Kakembo joined KEA, which was engaging local farmers to diversify their crops and use sustainable farming methods to improve the economy and quality of life for the community. They began with a reforestation project to create micro-environments that attracted biodiversity, reduced soil erosion from wind and water runoff, retained moisture in the soil, and provided shade from the equatorial sun. These areas were successfully established more than a decade ago along the borders between plots and on land that farmers had intentionally set aside. The benefits of reforestation were most evident during droughts, when farmers with forests performed better than those without. Interest in reforestation has grown as droughts have become more common and prolonged.
Kakembo shared his concern that commercially available seeds provided inconsistent germination; an expensive gamble. Instead he uses his grandmother’s technique for seed preservation. The first step is to set aside some of the best crops from each harvest to continuously improve the quality of each subsequent harvest. The seeds must be consistent in size and shape. For instance he will take only kernels from the center of an ear of corn, using the smaller kernels for animal feed or corn flour. It takes 120 ears of corn to provide enough seed for 1 acre. The seeds are sun-dried or smoked, and can be preserved up to 6 months. He preserves heritage seeds, protecting the local varieties and improving biodiversity.

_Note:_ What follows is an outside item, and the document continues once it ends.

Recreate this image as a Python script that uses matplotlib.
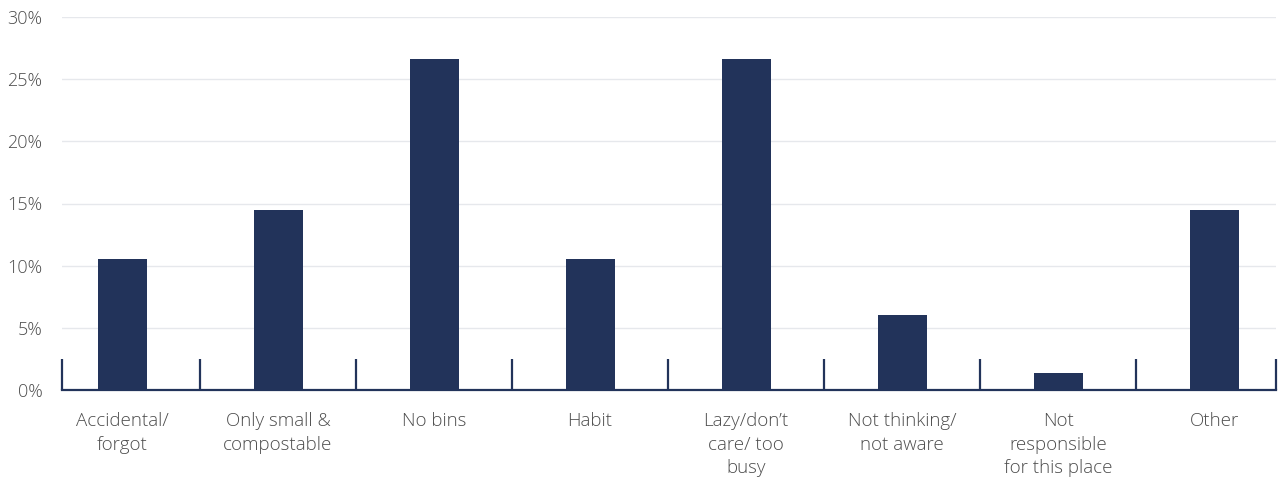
import numpy as np
import matplotlib.pyplot as plt

categories = ["Accidental/\nforgot", "Only small &\ncompostable", "No bins", "Habit",
              "Lazy/don\u2019t\ncare/ too\nbusy", "Not thinking/\nnot aware",
              "Not\nresponsible\nfor this place", "Other"]
values = [10.5, 14.5, 26.6, 10.5, 26.6, 6.0, 1.4, 14.5]
yticks = [0, 5, 10, 15, 20, 25, 30]

navy = "#22335a"
txt = "#4d4d4d"
plt.rcParams['font.family'] = ['Open Sans', 'DejaVu Sans']
plt.rcParams['font.weight'] = 'light'

fig = plt.figure(figsize=(12.81, 4.8), dpi=100)
ax = fig.add_axes([62/1281, 1-390/480, (1276-62)/1281, (390-17)/480])

x = np.arange(len(categories))
ax.bar(x, values, width=0.314, color=navy, zorder=3)

ax.set_ylim(0, 30)
ax.set_xlim(-0.385, 7.397)
ax.set_yticks(yticks)
ax.set_yticklabels([f"{v}%" for v in yticks], fontsize=13, color=txt)
ax.tick_params(axis='y', length=0, pad=14)
ax.grid(axis='y', color="#e6e8ec", lw=1, zorder=0)

# category separators as major ticks, labels as minor ticks
bounds = list(ax.get_xlim()[:1]) + list(x[:-1] + 0.5) + [ax.get_xlim()[1]]
ax.set_xticks(bounds)
ax.set_xticklabels([""] * len(bounds))
ax.tick_params(axis='x', which='major', direction='in', length=22, width=1.6, color=navy)
ax.set_xticks(x, minor=True)
ax.set_xticklabels(categories, minor=True, fontsize=13.5, color=txt, linespacing=1.38, va='top')
ax.tick_params(axis='x', which='minor', length=0, pad=16)

for s in ['top', 'right', 'left']:
    ax.spines[s].set_visible(False)
ax.spines['bottom'].set_color(navy)
ax.spines['bottom'].set_linewidth(1.6)
ax.spines['bottom'].set_zorder(4)

fig.savefig("out.png", dpi=100)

He experiments with different soils and growing conditions to test varieties, particularly for drought-resistance. He and his neighbors are dependent on rain for irrigation. Drawing water manually from the distant well is a labor intensive practice saved only for the worst droughts. The farms of Kikandwa are on slopes of varying grades, and the rainy season has been shorter and increasingly inconsistent over the past 5-10 years. Water must be preserved in the soil between rain events, which is done through a combination of mulching, terracing to slow runoff, and irrigation canals to capture water. The reforestation project has also slowed runoff, provided a means of water sequestration, and the trees “breathe” water back into the air through transpiration.
Smallholder farmers average around 2-5 acres of land to farm. Intercropping is possible since most of the work is done by hand. Kakembo highlighted the importance of raising varieties of the same crop, such as different types of beans, potatoes, yams and bananas, in the same season. The crops mature a different rates, have varying resources needs, variety protects against pestilence, and allows the farmer to have successful crops if one fails. Additionally, some crops partner well, for instance maize (corn) and beans; corn depletes the soil of nitrogen while beans replenish it.
Kakembo’s knowledge of traditional farming methods combined with agricultural innovation, known as agroecology, can help solve several sustainable issues facing the world. How to produce low-cost food without sacrificing the environment; large scale farms with significant chemical inputs are not sustainable and are polluting the soil and waterways. Smallholder farmers like those in Kikandwa are stepping up to the challenge, and adapting to climate change, every day. To continue doing the arduous work of farming and remain successful in providing up to 70% of the world’s produce, they need to be helped with sharing knowledge and resources. Farmers will benefit by having a steady source of nourishment and entrepreneurial employment with purpose, and the community benefits with affordable and healthier produce.